INSTRUCTION:
Exclude the pictures and return every line exactly as written.

DATA BLOCK:
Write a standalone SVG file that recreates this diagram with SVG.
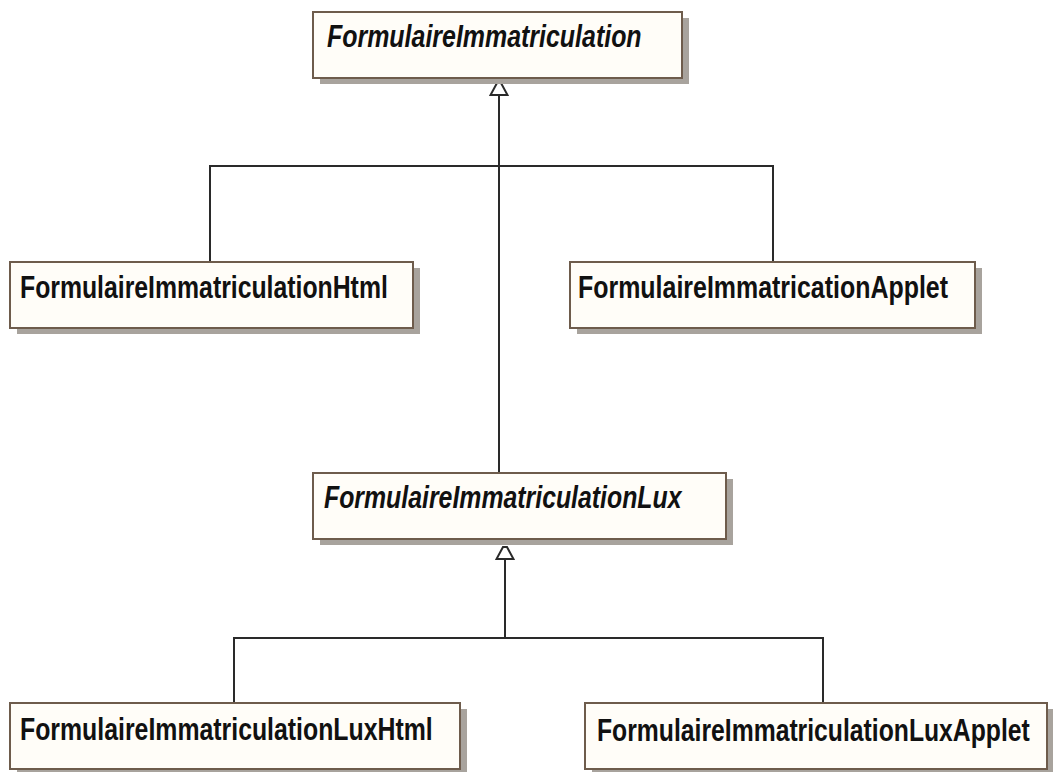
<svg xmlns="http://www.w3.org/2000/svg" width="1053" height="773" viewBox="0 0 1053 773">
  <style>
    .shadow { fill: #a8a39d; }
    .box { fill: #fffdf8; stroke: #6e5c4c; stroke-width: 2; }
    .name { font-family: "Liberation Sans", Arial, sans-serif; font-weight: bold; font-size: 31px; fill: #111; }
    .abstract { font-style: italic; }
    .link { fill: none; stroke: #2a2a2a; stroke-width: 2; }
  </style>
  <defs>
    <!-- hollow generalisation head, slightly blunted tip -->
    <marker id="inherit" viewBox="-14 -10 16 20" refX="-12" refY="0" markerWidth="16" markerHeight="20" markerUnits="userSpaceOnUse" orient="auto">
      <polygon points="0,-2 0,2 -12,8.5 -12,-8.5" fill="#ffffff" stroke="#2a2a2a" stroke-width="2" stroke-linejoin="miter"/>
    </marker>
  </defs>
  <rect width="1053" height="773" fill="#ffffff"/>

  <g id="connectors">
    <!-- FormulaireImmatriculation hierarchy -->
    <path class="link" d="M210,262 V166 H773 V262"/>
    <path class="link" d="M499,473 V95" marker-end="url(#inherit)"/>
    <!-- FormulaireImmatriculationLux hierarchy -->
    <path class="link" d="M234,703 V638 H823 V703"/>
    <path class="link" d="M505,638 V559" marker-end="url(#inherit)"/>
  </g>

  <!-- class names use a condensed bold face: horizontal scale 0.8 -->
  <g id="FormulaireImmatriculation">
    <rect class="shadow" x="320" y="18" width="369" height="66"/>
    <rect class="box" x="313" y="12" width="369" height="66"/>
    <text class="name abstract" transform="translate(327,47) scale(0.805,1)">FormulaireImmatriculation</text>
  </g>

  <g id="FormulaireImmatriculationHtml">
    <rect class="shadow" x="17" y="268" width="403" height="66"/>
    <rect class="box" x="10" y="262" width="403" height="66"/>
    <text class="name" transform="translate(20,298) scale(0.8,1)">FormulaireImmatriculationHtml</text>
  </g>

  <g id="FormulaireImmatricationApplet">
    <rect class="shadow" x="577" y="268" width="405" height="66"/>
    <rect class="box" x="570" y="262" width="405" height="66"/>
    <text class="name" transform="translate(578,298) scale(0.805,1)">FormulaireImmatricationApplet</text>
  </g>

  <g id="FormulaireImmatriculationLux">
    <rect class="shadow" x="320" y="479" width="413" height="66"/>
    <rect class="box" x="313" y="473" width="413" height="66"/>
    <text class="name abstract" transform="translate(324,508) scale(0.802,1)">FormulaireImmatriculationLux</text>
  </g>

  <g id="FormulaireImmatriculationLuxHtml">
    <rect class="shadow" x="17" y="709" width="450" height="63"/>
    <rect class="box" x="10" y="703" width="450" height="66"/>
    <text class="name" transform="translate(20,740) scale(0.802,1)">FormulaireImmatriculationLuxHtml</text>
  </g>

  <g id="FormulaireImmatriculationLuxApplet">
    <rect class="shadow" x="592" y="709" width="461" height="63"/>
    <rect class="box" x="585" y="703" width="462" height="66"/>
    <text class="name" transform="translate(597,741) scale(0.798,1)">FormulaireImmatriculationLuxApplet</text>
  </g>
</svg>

ANSWER TO THIS EXERCISE:
Write a standalone SVG file that recreates this diagram with SVG.
<svg xmlns="http://www.w3.org/2000/svg" width="1053" height="773" viewBox="0 0 1053 773">
  <style>
    .shadow { fill: #a8a39d; }
    .box { fill: #fffdf8; stroke: #6e5c4c; stroke-width: 2; }
    .name { font-family: "Liberation Sans", Arial, sans-serif; font-weight: bold; font-size: 31px; fill: #111; }
    .abstract { font-style: italic; }
    .link { fill: none; stroke: #2a2a2a; stroke-width: 2; }
  </style>
  <defs>
    <!-- hollow generalisation head, slightly blunted tip -->
    <marker id="inherit" viewBox="-14 -10 16 20" refX="-12" refY="0" markerWidth="16" markerHeight="20" markerUnits="userSpaceOnUse" orient="auto">
      <polygon points="0,-2 0,2 -12,8.5 -12,-8.5" fill="#ffffff" stroke="#2a2a2a" stroke-width="2" stroke-linejoin="miter"/>
    </marker>
  </defs>
  <rect width="1053" height="773" fill="#ffffff"/>

  <g id="connectors">
    <!-- FormulaireImmatriculation hierarchy -->
    <path class="link" d="M210,262 V166 H773 V262"/>
    <path class="link" d="M499,473 V95" marker-end="url(#inherit)"/>
    <!-- FormulaireImmatriculationLux hierarchy -->
    <path class="link" d="M234,703 V638 H823 V703"/>
    <path class="link" d="M505,638 V559" marker-end="url(#inherit)"/>
  </g>

  <!-- class names use a condensed bold face: horizontal scale 0.8 -->
  <g id="FormulaireImmatriculation">
    <rect class="shadow" x="320" y="18" width="369" height="66"/>
    <rect class="box" x="313" y="12" width="369" height="66"/>
    <text class="name abstract" transform="translate(327,47) scale(0.805,1)">FormulaireImmatriculation</text>
  </g>

  <g id="FormulaireImmatriculationHtml">
    <rect class="shadow" x="17" y="268" width="403" height="66"/>
    <rect class="box" x="10" y="262" width="403" height="66"/>
    <text class="name" transform="translate(20,298) scale(0.8,1)">FormulaireImmatriculationHtml</text>
  </g>

  <g id="FormulaireImmatricationApplet">
    <rect class="shadow" x="577" y="268" width="405" height="66"/>
    <rect class="box" x="570" y="262" width="405" height="66"/>
    <text class="name" transform="translate(578,298) scale(0.805,1)">FormulaireImmatricationApplet</text>
  </g>

  <g id="FormulaireImmatriculationLux">
    <rect class="shadow" x="320" y="479" width="413" height="66"/>
    <rect class="box" x="313" y="473" width="413" height="66"/>
    <text class="name abstract" transform="translate(324,508) scale(0.802,1)">FormulaireImmatriculationLux</text>
  </g>

  <g id="FormulaireImmatriculationLuxHtml">
    <rect class="shadow" x="17" y="709" width="450" height="63"/>
    <rect class="box" x="10" y="703" width="450" height="66"/>
    <text class="name" transform="translate(20,740) scale(0.802,1)">FormulaireImmatriculationLuxHtml</text>
  </g>

  <g id="FormulaireImmatriculationLuxApplet">
    <rect class="shadow" x="592" y="709" width="461" height="63"/>
    <rect class="box" x="585" y="703" width="462" height="66"/>
    <text class="name" transform="translate(597,741) scale(0.798,1)">FormulaireImmatriculationLuxApplet</text>
  </g>
</svg>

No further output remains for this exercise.